Researchers ranked participants’ diets by carbon footprint and divided people up into five equally sized groups. They found that Americans with the highest-impact diets were responsible for five times more overall emissions in a day than the Americans with the lowest-impact diets.

Percent of Americans

in each climate-impact group

Percent of total U.S. food-related emissions they’re responsible for

Percent of Americans

in each climate-impact group

Percent of total U.S. food-related emissions they’re responsible for

Note: The data reflect self-reported, one-day diets. Standardized per 2,000 calories.

Previous studies have mostly focused on emissions from the average American diet, but “we thought it would be very interesting to know the impacts of individual diets,” said Diego Rose, a professor of nutrition at Tulane University and lead author of the study. “Then we could say: Are climate-friendly diets healthier or not? Who is more likely to eat a climate-friendly diet?”

Dr. Rose and his colleagues found that, in general, diets with a smaller carbon footprint were indeed healthier than those with a large one. (That’s “a double win: better for the environment and better for health,” he said.) Women were more likely to eat these low-impact diets than men, as were African-Americans compared with whites. The study did not find significant differences between groups based on income or education.

While low-impact diets were found to be healthier on average, the healthfulness of foods and their carbon footprint aren’t always in sync. Processed foods and sugars have a lower climate impact than a steak dinner, but that doesn’t mean you should eat more of them, Dr. Rose said.

This research “helps us understand the landscape of what’s possible” when it comes to shifting American consumption patterns, said Roni Neff, director of Johns Hopkins’s Food System Sustainability and Public Health Program, who was not involved with Dr. Rose’s work.

She said that convincing the fifth of Americans in the high-impact group to cut back on beef, dairy and other carbon-heavy foods is crucially important because of that group’s outsize impact on overall emissions. But, because 80 percent of Americans fall in one of the other categories, “we can’t ignore them either,” she added.

It’s worth remembering that the classifications in this quiz are shown relative to other Americans.

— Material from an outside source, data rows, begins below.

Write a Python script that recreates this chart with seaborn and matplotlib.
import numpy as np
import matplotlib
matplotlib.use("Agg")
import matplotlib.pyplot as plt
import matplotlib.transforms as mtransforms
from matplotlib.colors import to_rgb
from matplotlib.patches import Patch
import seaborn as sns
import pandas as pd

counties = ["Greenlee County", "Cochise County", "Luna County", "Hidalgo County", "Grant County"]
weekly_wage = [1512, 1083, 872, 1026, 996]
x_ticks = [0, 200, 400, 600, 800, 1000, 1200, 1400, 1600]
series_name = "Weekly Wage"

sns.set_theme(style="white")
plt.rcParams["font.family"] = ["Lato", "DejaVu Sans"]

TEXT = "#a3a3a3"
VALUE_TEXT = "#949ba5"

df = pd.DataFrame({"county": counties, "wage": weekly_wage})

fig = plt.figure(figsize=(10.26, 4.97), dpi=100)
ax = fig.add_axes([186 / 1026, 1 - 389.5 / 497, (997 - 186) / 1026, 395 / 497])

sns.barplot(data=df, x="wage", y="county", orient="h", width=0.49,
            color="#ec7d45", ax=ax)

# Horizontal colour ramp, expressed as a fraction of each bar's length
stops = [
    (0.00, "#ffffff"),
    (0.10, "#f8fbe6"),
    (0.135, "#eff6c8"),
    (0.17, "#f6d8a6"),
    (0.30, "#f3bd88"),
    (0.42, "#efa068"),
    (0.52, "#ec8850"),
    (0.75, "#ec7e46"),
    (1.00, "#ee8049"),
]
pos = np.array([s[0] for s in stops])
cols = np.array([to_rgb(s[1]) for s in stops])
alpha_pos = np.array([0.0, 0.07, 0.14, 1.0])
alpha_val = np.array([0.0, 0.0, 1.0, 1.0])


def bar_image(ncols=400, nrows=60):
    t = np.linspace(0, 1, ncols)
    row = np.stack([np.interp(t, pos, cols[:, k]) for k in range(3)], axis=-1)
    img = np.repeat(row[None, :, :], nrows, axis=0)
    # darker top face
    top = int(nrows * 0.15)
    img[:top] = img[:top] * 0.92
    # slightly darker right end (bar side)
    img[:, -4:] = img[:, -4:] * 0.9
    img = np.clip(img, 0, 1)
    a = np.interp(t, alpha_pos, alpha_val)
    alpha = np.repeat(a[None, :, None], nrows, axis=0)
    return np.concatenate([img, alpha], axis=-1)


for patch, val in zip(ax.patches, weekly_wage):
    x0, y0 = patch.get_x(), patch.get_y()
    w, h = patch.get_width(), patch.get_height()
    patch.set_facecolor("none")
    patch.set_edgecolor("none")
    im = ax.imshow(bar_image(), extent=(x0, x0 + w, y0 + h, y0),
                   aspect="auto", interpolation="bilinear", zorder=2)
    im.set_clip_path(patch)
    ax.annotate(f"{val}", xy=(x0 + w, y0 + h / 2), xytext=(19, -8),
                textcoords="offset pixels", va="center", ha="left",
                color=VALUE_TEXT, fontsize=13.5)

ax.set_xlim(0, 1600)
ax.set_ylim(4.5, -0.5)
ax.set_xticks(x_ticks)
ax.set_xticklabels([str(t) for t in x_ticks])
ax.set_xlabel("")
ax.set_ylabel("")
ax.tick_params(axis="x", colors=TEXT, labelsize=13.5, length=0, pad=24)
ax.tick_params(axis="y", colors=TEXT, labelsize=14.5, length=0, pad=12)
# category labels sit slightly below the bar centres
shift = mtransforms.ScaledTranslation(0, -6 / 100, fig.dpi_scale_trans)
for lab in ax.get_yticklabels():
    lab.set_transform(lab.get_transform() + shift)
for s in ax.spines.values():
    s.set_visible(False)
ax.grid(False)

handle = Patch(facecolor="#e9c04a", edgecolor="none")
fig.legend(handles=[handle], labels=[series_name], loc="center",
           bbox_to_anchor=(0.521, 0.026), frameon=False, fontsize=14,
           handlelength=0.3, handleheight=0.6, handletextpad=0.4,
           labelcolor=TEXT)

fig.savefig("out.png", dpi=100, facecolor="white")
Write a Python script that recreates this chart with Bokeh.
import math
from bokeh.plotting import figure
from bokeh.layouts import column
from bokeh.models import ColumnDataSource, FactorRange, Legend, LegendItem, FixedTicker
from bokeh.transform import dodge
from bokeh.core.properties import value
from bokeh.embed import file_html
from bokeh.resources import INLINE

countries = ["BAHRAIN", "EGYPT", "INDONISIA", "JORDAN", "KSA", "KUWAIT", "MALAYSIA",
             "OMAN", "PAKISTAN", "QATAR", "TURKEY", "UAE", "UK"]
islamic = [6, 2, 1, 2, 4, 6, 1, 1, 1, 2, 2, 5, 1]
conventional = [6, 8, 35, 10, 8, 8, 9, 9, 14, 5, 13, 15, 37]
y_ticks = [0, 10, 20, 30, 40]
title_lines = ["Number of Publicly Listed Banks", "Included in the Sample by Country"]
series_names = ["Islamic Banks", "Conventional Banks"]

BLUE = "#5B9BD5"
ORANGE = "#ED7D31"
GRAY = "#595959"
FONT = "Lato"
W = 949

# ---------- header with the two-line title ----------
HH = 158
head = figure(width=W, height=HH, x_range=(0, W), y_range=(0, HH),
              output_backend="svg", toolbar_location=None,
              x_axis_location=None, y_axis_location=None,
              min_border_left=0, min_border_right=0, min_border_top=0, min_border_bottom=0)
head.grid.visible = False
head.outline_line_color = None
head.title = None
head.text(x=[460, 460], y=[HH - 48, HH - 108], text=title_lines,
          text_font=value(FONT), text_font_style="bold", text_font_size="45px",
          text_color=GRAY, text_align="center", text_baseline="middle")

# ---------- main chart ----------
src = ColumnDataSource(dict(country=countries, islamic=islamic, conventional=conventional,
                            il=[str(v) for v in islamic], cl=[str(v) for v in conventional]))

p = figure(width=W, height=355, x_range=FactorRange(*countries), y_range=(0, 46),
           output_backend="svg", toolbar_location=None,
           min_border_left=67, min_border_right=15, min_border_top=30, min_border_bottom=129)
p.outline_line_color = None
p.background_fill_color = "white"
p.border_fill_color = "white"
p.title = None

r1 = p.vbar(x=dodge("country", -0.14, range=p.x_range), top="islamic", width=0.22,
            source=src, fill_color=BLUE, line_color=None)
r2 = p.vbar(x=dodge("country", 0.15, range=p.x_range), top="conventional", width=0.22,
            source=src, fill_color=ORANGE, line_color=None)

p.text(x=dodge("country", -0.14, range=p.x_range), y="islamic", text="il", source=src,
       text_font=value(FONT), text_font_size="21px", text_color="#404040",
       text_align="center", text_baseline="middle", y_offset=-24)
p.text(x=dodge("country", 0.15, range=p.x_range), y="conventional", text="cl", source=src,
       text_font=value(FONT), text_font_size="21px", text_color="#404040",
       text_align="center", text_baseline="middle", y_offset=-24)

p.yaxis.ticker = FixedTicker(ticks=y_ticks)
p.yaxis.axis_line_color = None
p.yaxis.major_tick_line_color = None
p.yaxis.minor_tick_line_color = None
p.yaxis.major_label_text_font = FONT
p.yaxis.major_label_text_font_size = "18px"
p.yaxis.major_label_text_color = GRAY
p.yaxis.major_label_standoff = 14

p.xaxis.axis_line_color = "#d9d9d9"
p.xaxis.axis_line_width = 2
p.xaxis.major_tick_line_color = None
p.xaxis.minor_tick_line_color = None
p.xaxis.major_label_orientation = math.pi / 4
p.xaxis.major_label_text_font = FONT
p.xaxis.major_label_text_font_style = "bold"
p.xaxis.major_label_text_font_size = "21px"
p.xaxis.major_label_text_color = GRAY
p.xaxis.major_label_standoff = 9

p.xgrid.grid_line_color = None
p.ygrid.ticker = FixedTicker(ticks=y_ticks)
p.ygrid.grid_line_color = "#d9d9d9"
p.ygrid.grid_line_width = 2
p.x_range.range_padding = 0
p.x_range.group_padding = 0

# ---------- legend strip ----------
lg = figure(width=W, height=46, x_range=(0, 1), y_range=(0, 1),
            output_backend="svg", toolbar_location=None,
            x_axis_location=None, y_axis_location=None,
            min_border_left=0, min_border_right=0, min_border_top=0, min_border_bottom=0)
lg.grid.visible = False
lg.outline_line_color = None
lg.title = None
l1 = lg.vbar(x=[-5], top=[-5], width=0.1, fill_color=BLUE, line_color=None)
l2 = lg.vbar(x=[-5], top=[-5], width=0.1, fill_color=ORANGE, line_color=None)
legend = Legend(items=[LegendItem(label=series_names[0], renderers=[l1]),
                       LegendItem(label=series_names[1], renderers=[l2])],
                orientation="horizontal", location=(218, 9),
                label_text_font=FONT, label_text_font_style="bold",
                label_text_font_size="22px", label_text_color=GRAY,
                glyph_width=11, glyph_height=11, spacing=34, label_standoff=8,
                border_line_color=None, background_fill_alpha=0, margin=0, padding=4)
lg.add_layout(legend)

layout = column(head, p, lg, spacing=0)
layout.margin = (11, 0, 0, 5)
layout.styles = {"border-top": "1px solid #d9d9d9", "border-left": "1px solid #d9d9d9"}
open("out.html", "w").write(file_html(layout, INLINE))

The average American is responsible for more diet-related greenhouse gas emissions than the average Briton or German – and Americans’ climate impact is much larger when compared to residents of most developing countries.

Changes in consumer demand will play a key role in lowering food-related emissions enough to avoid the worst effects of climate change, according to a landmark report released earlier this year, but the supply side – including production, processing and retail – needs to become more sustainable too.

This calculator compares the impacts of individual food choices based on a 2,000-calorie-a-day diet, but how much food you consume and how much you waste also add to your dietary footprint. Many Americans eat more calories and protein than they need per day, according to a recent study from the World Resources Institute, so limiting overconsumption alone could put a dent in food-related emissions. Americans also throw out about a fifth of the food they buy.

“To make the biggest individual difference, people should focus on all three things,” Dr. Rose said. “Eat less beef or ruminants, don’t overeat and don’t waste food.”

The data used to make this calculator is based on research by Diego Rose and Amelia Willits-Smith from Tulane University’s School of Public Health and Tropical Medicine, and Martin Heller and Robert J. Meyer from the Center for Sustainable Systems at the University of Michigan, including a study published in The American Journal of Clinical Nutrition in January 2019. The research was supported by a grant from the Wellcome Trust.

Self-reported one-day diets came from the National Health and Nutrition Examination Survey. For the majority of foods, greenhouse gas emissions are based only on agricultural production. Processing emissions were only captured for some foods, such as flours, sugars, oils, cheese, yogurt, tofu, carbonated beverages and beer. A majority of all emissions in the food sector come from agricultural production.